Reply with one number only: the count of lines below that contain the word "Give".

====================

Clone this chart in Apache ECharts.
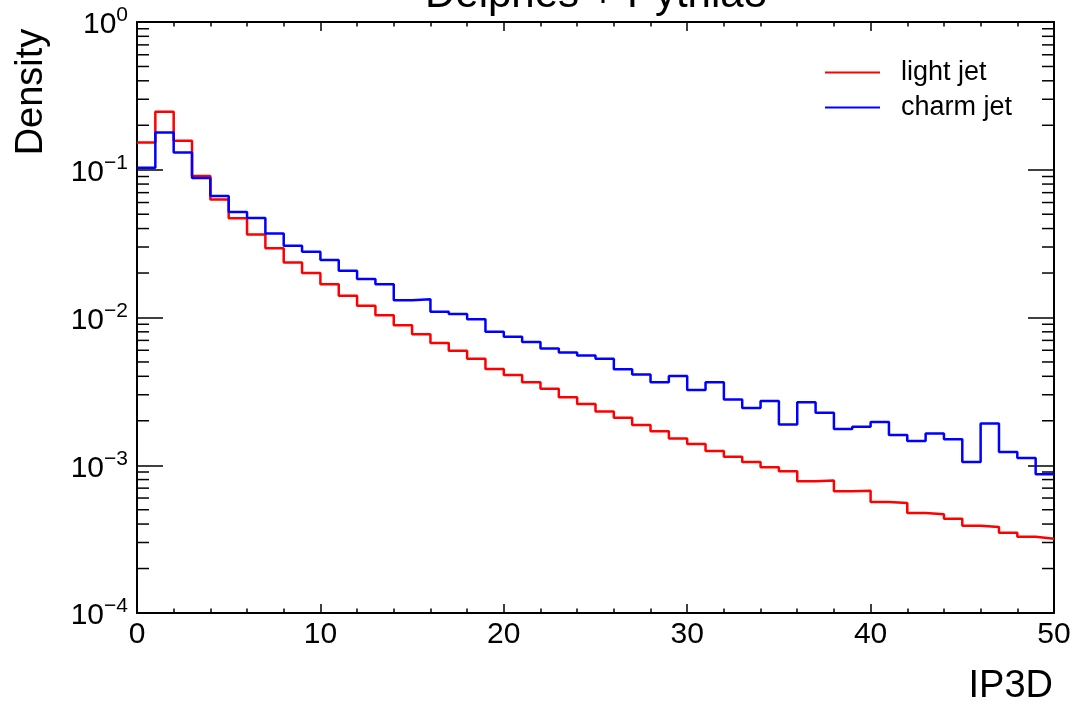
<!DOCTYPE html>
<html>
<head>
<meta charset="utf-8">
<script src="https://cdn.jsdelivr.net/npm/echarts@6/dist/echarts.min.js"></script>
<style>
html,body{margin:0;padding:0;background:#fff;}
#chart{width:1076px;height:708px;}
</style>
</head>
<body>
<div id="chart"></div>
<script>
// ---- data ----
const binEdges = [0,1,2,3,4,5,6,7,8,9,10,11,12,13,14,15,16,17,18,19,20,21,22,23,24,25,26,27,28,29,30,31,32,33,34,35,36,37,38,39,40,41,42,43,44,45,46,47,48,49,50];
const lightJet = [0.153,0.247,0.157,0.0907,0.063,0.0469,0.0364,0.0294,0.0236,0.0200,
  0.0168,0.01405,0.0120,0.01035,0.00886,0.00769,0.00672,0.00596,0.00526,0.00448,
  0.00408,0.00364,0.00330,0.00288,0.0026,0.00231,0.00210,0.00187,0.0017,0.00152,
  0.00139,0.00125,0.00114,0.00105,0.00097,0.00091,0.000778,0.000787,0.000666,0.000673,
  0.000564,0.000555,0.000475,0.000466,0.000435,0.00039,0.000382,0.000349,0.000328,0.000318];
const charmJet = [0.103,0.179,0.131,0.0879,0.0664,0.0518,0.0471,0.0371,0.0306,0.0279,
  0.0245,0.0207,0.0182,0.0168,0.0131,0.0133,0.01095,0.01056,0.00972,0.00802,
  0.00742,0.00683,0.00618,0.0058,0.00554,0.00526,0.00446,0.00412,0.00364,0.00402,
  0.00323,0.00364,0.00279,0.00244,0.00272,0.00189,0.00267,0.00227,0.00176,0.00182,
  0.00196,0.0016,0.00146,0.00164,0.0015,0.00105,0.00192,0.00123,0.00112,0.00087];
const seriesNames = ['light jet','charm jet'];
const xTickLabels = ['0','10','20','30','40','50'];
const yTickExponents = [-4,-3,-2,-1,0];
const yMinorTicks = [];
for (const e of yTickExponents.slice(0, -1)) {
  for (let k = 2; k <= 9; k++) yMinorTicks.push(k * Math.pow(10, e));
}

// ---- build ----
function stepData(vals) {
  const d = vals.map((v, i) => [binEdges[i], v]);
  d.push([binEdges[vals.length], vals[vals.length - 1]]);
  return d;
}
const FONT = '"Liberation Sans", Arial, Helvetica, sans-serif';
const chart = echarts.init(document.getElementById('chart'), null, {renderer: 'canvas'});

const minorTickSeries = {
  type: 'custom',
  name: 'minorTicks',
  silent: true,
  clip: false,
  z: 5,
  data: yMinorTicks.map(v => [0, v]),
  renderItem: function (params, api) {
    const v = api.value(1);
    const L = api.coord([0, v]);
    const R = api.coord([50, v]);
    const st = {stroke: '#000', lineWidth: 1.5};
    return {
      type: 'group',
      children: [
        {type: 'line', shape: {x1: L[0], y1: L[1], x2: L[0] + 12, y2: L[1]}, style: st},
        {type: 'line', shape: {x1: R[0], y1: R[1], x2: R[0] - 12, y2: R[1]}, style: st}
      ]
    };
  }
};

const option = {
  animation: false,
  backgroundColor: '#fff',
  grid: {left: 137, right: 22, top: 22, bottom: 95, containLabel: false},
  legend: {
    data: seriesNames,
    orient: 'vertical',
    left: 820,
    top: 54,
    itemWidth: 55,
    itemHeight: 14,
    itemGap: 8,
    icon: 'path://M0,6 L55,6 L55,8 L0,8 Z',
    textStyle: {fontFamily: FONT, fontSize: 27, color: '#000', lineHeight: 27, padding: [0, 0, 0, 16]}
  },
  xAxis: [{
    type: 'value', min: 0, max: 50, interval: 10, position: 'bottom',
    axisLine: {show: true, onZero: false, lineStyle: {color: '#000', width: 2}},
    axisTick: {show: true, inside: true, length: 9, lineStyle: {color: '#000', width: 1.5}},
    minorTick: {show: true, splitNumber: 5, length: 4.5, lineStyle: {color: '#000', width: 1.5}},
    splitLine: {show: false},
    axisLabel: {
      fontFamily: FONT, fontSize: 30, color: '#000', margin: 7,
      formatter: function (v) { return xTickLabels[Math.round(v / 10)]; }
    }
  }, {
    type: 'value', min: 0, max: 50, interval: 10, position: 'top',
    axisLine: {show: true, onZero: false, lineStyle: {color: '#000', width: 2}},
    axisTick: {show: true, inside: true, length: 9, lineStyle: {color: '#000', width: 1.5}},
    minorTick: {show: true, splitNumber: 5, length: 4.5, lineStyle: {color: '#000', width: 1.5}},
    splitLine: {show: false},
    axisLabel: {show: false}
  }],
  yAxis: [{
    type: 'log', logBase: 10, min: 1e-4, max: 1, position: 'left',
    axisLine: {show: true, onZero: false, lineStyle: {color: '#000', width: 2}},
    axisTick: {show: true, inside: true, length: 26, lineStyle: {color: '#000', width: 1.5}},
    splitLine: {show: false},
    axisLabel: {
      margin: 9,
      padding: [6, 0, 0, 0],
      formatter: function (v) {
        const e = Math.round(Math.log10(v));
        const s = e < 0 ? '\u2212' + (-e) : String(e);
        return '{b|10}{s|' + s + '}';
      },
      rich: {
        b: {fontFamily: FONT, fontSize: 30, color: '#000', lineHeight: 40, verticalAlign: 'middle'},
        s: {fontFamily: FONT, fontSize: 21, color: '#000', lineHeight: 19, verticalAlign: 'top'}
      }
    }
  }, {
    type: 'log', logBase: 10, min: 1e-4, max: 1, position: 'right',
    axisLine: {show: true, onZero: false, lineStyle: {color: '#000', width: 2}},
    axisTick: {show: true, inside: true, length: 26, lineStyle: {color: '#000', width: 1.5}},
    splitLine: {show: false},
    axisLabel: {show: false}
  }],
  series: [{
    name: seriesNames[0], type: 'line', step: 'end', showSymbol: false, symbol: 'none',
    data: stepData(lightJet), xAxisIndex: 0, yAxisIndex: 0,
    lineStyle: {color: '#ff0000', width: 2.5}, itemStyle: {color: '#ff0000'}, z: 3
  }, {
    name: seriesNames[1], type: 'line', step: 'end', showSymbol: false, symbol: 'none',
    data: stepData(charmJet), xAxisIndex: 0, yAxisIndex: 0,
    lineStyle: {color: '#0000ff', width: 2.5}, itemStyle: {color: '#0000ff'}, z: 4
  }, minorTickSeries],
  graphic: [
    {type: 'text', x: 596, y: 16, z: 10,
     style: {text: 'Delphes + Pythia8', font: '42px ' + FONT, fill: '#000', align: 'center', verticalAlign: 'bottom'}},
    {type: 'text', x: 32, y: 92, rotation: Math.PI / 2, z: 10,
     style: {text: 'Density', font: '38px ' + FONT, fill: '#000', align: 'center', verticalAlign: 'middle'}},
    {type: 'text', x: 1053, y: 706, z: 10,
     style: {text: 'IP3D', font: '38px ' + FONT, fill: '#000', align: 'right', verticalAlign: 'bottom'}}
  ]
};
chart.setOption(option);
</script>
</body>
</html>
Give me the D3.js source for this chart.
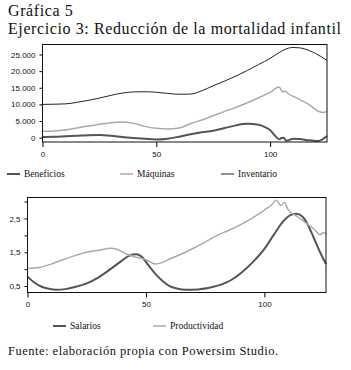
<!DOCTYPE html>
<html>
<head>
<meta charset="utf-8">
<script src="https://d3js.org/d3.v7.min.js"></script>
<style>
body { margin: 0; background: #fff; }
text { fill: #111; }
</style>
</head>
<body>
<script>
// top chart series (t, value)
var beneficios = [[0,200],[5,250],[10,400],[15,550],[20,750],[25,800],[30,600],[35,200],[40,-100],[45,-350],[50,-550],[55,-300],[60,300],[65,1000],[70,1600],[75,2100],[80,2900],[85,3700],[88,4100],[90,4200],[95,3900],[98,3100],[100,2300],[102,700],[104,-500],[105,-100],[106,0],[107,-900],[108,-800],[110,-300],[113,-400],[117,-800],[121,-1000],[123,-500],[125,500]];
var maquinas = [[0,1900],[5,2000],[10,2300],[15,2900],[20,3500],[25,4000],[30,4500],[35,4700],[40,4300],[45,3400],[50,2800],[55,2600],[60,2900],[65,4200],[70,5300],[75,6600],[80,7900],[85,9100],[90,10500],[95,12000],[100,13600],[104,15200],[105.5,13700],[106.5,14000],[108,13200],[112,11800],[117,10000],[122,7700],[123.5,7600],[125,7900]];
var inventario = [[0,10000],[5,10050],[10,10150],[15,10600],[20,11200],[25,11900],[30,12700],[35,13400],[40,13750],[45,13800],[50,13650],[55,13300],[60,13050],[65,13100],[70,14100],[75,15600],[80,17000],[85,18500],[90,20200],[95,22000],[100,23800],[105,26000],[108,26900],[110,27100],[113,27000],[115,26700],[120,25300],[125,23200]];

// bottom chart series
var salarios = [[0,0.78],[3,0.6],[6,0.48],[9,0.42],[12,0.39],[16,0.41],[20,0.47],[25,0.58],[30,0.76],[35,1.0],[40,1.26],[43,1.4],[46,1.44],[48,1.38],[51,1.12],[54,0.86],[57,0.65],[60,0.5],[63,0.43],[67,0.39],[72,0.4],[78,0.47],[82,0.55],[86,0.68],[90,0.88],[95,1.2],[100,1.6],[104,2.02],[108,2.42],[111,2.6],[113.5,2.64],[116,2.56],[118,2.36],[121,1.9],[123.5,1.5],[126,1.15]];
var productividad = [[0,1.02],[5,1.05],[10,1.15],[15,1.28],[20,1.4],[25,1.5],[30,1.56],[35,1.62],[38,1.58],[42,1.44],[46,1.35],[50,1.28],[54,1.15],[57,1.2],[60,1.3],[65,1.45],[70,1.62],[75,1.8],[80,2.0],[85,2.15],[90,2.32],[95,2.52],[100,2.75],[103,2.9],[105,3.04],[107,2.88],[108.5,2.97],[110,2.76],[114,2.55],[118,2.34],[121,2.18],[123.5,2.02],[125,2.08],[126,2.05]];

var xTicks = [0, 50, 100];
var topTicks = [0, 5000, 10000, 15000, 20000, 25000];
var botTicks = [0.5, 1, 1.5, 2, 2.5, 3];
var botLabels = [0.5, 1.5, 2.5];

var loc = d3.formatLocale({decimal: ",", thousands: ".", grouping: [3], currency: ["", ""]});
var fmtInt = loc.format(",d");
var fmtDec = loc.format(".1f");

var svg = d3.select("body")
    .append("svg")
    .attr("width", 351)
    .attr("height", 370)
    .style("display", "block");

var serif = "'Liberation Serif', 'DejaVu Serif', serif";
var sans = "'Liberation Sans', Arial, sans-serif";

svg.append("text").attr("x", 8).attr("y", 16)
    .style("font-family", serif).style("font-size", "16px")
    .style("letter-spacing", "0.6px").text("Gráfica 5");
svg.append("text").attr("x", 8).attr("y", 33.8)
    .style("font-family", serif).style("font-size", "16px")
    .style("letter-spacing", "0.6px").text("Ejercicio 3: Reducción de la mortalidad infantil");

function drawPlot(x, y, yTicks, labelFn, series) {
    var g = svg.append("g");
    series.forEach(function(s) {
        var line = d3.line()
            .x(function(d) { return x(d[0]); })
            .y(function(d) { return y(d[1]); })
            .curve(d3.curveMonotoneX);
        g.append("path")
            .datum(s.data)
            .attr("d", line)
            .attr("fill", "none")
            .attr("stroke", s.color)
            .attr("stroke-width", s.width);
    });

    var xAxis = d3.axisBottom(x).tickValues(xTicks).tickSize(5).tickFormat(d3.format("d"));
    var xg = g.append("g")
        .attr("transform", "translate(0," + y.range()[0] + ")")
        .call(xAxis);
    xg.select(".domain").remove();
    xg.selectAll("text").attr("y", 9).style("font-family", sans).style("font-size", "8px");

    var yAxis = d3.axisLeft(y).tickValues(yTicks).tickSize(3).tickFormat(labelFn);
    var yg = g.append("g")
        .attr("transform", "translate(" + x.range()[0] + ",0)")
        .call(yAxis);
    yg.select(".domain").remove();
    yg.selectAll("text").attr("x", -7).style("font-family", sans).style("font-size", "8px");

    g.append("rect")
        .attr("x", x.range()[0])
        .attr("y", y.range()[1])
        .attr("width", x.range()[1] - x.range()[0])
        .attr("height", y.range()[0] - y.range()[1])
        .attr("fill", "none")
        .attr("stroke", "#111")
        .attr("stroke-width", 1);
}

function legend(items, ly) {
    items.forEach(function(it) {
        svg.append("line")
            .attr("x1", it.x).attr("x2", it.x + 13)
            .attr("y1", ly).attr("y2", ly)
            .attr("stroke", it.color).attr("stroke-width", it.width);
        svg.append("text")
            .attr("x", it.x + 17).attr("y", ly + 3)
            .style("font-family", serif).style("font-size", "9.5px")
            .text(it.name);
    });
}

// top chart
var x1 = d3.scaleLinear().domain([0, 125]).range([42.5, 327]);
var y1 = d3.scaleLinear().domain([-1300, 28000]).range([142, 44.5]);
var topSeries = [
    {name: "Beneficios", data: beneficios, color: "#555", width: 2},
    {name: "Máquinas", data: maquinas, color: "#aaa", width: 1.5},
    {name: "Inventario", data: inventario, color: "#222", width: 1}
];
drawPlot(x1, y1, topTicks, fmtInt, topSeries);
legend([
    {name: "Beneficios", color: "#555", width: 2, x: 7},
    {name: "Máquinas", color: "#aaa", width: 1.5, x: 120},
    {name: "Inventario", color: "#222", width: 1, x: 221}
], 174);

// bottom chart
var x2 = d3.scaleLinear().domain([0, 126]).range([27.5, 326]);
var y2 = d3.scaleLinear().domain([0.31, 3.12]).range([292.5, 197.5]);
var botSeries = [
    {name: "Salarios", data: salarios, color: "#555", width: 2},
    {name: "Productividad", data: productividad, color: "#aaa", width: 1.5}
];
drawPlot(x2, y2, botTicks, function(d) { return botLabels.indexOf(d) >= 0 ? fmtDec(d) : ""; }, botSeries);
legend([
    {name: "Salarios", color: "#555", width: 2, x: 53},
    {name: "Productividad", color: "#aaa", width: 1.5, x: 153}
], 326);

svg.append("text").attr("x", 8).attr("y", 355)
    .style("font-family", serif).style("font-size", "12.5px")
    .style("letter-spacing", "0.5px")
    .text("Fuente: elaboración propia con Powersim Studio.");
</script>
</body>
</html>
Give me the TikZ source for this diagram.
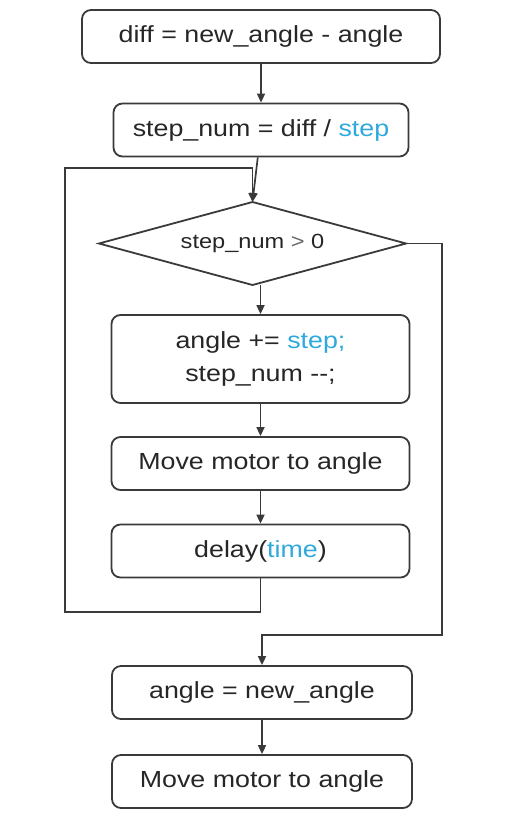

====================

_Right answer_
2